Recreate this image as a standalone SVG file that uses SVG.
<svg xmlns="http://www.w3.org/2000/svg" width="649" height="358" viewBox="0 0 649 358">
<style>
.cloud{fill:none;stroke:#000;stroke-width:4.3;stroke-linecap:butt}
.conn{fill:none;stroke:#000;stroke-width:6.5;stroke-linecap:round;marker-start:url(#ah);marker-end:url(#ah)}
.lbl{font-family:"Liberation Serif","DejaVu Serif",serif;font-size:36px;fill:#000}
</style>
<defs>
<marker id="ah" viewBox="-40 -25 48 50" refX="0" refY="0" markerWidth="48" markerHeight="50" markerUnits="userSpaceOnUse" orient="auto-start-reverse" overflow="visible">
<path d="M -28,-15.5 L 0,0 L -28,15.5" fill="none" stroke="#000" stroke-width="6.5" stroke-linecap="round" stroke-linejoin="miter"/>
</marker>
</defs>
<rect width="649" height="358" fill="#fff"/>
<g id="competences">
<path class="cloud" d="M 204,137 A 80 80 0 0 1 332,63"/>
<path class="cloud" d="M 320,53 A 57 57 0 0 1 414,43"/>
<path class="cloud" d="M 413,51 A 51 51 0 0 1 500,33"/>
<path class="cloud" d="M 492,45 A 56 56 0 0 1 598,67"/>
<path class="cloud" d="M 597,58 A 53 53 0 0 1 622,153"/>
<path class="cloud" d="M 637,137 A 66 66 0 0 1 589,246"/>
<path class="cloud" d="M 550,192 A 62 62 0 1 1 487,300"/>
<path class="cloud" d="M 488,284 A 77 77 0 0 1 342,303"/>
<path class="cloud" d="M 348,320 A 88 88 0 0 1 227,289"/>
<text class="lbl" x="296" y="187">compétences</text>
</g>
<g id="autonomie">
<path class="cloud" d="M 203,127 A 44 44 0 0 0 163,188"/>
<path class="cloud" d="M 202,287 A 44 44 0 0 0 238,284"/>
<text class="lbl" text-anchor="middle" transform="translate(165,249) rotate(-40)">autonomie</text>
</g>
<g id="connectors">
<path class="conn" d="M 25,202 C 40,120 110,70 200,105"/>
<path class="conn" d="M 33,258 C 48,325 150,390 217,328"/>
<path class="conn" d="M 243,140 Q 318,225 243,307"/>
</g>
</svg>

· · · · · · ·

▸ **Exercise instructions**:
Quote the whole listing above, leaving nothing out.

▸ **Exercise response**:
Recreate this image as a standalone SVG file that uses SVG.
<svg xmlns="http://www.w3.org/2000/svg" width="649" height="358" viewBox="0 0 649 358">
<style>
.cloud{fill:none;stroke:#000;stroke-width:4.3;stroke-linecap:butt}
.conn{fill:none;stroke:#000;stroke-width:6.5;stroke-linecap:round;marker-start:url(#ah);marker-end:url(#ah)}
.lbl{font-family:"Liberation Serif","DejaVu Serif",serif;font-size:36px;fill:#000}
</style>
<defs>
<marker id="ah" viewBox="-40 -25 48 50" refX="0" refY="0" markerWidth="48" markerHeight="50" markerUnits="userSpaceOnUse" orient="auto-start-reverse" overflow="visible">
<path d="M -28,-15.5 L 0,0 L -28,15.5" fill="none" stroke="#000" stroke-width="6.5" stroke-linecap="round" stroke-linejoin="miter"/>
</marker>
</defs>
<rect width="649" height="358" fill="#fff"/>
<g id="competences">
<path class="cloud" d="M 204,137 A 80 80 0 0 1 332,63"/>
<path class="cloud" d="M 320,53 A 57 57 0 0 1 414,43"/>
<path class="cloud" d="M 413,51 A 51 51 0 0 1 500,33"/>
<path class="cloud" d="M 492,45 A 56 56 0 0 1 598,67"/>
<path class="cloud" d="M 597,58 A 53 53 0 0 1 622,153"/>
<path class="cloud" d="M 637,137 A 66 66 0 0 1 589,246"/>
<path class="cloud" d="M 550,192 A 62 62 0 1 1 487,300"/>
<path class="cloud" d="M 488,284 A 77 77 0 0 1 342,303"/>
<path class="cloud" d="M 348,320 A 88 88 0 0 1 227,289"/>
<text class="lbl" x="296" y="187">compétences</text>
</g>
<g id="autonomie">
<path class="cloud" d="M 203,127 A 44 44 0 0 0 163,188"/>
<path class="cloud" d="M 202,287 A 44 44 0 0 0 238,284"/>
<text class="lbl" text-anchor="middle" transform="translate(165,249) rotate(-40)">autonomie</text>
</g>
<g id="connectors">
<path class="conn" d="M 25,202 C 40,120 110,70 200,105"/>
<path class="conn" d="M 33,258 C 48,325 150,390 217,328"/>
<path class="conn" d="M 243,140 Q 318,225 243,307"/>
</g>
</svg>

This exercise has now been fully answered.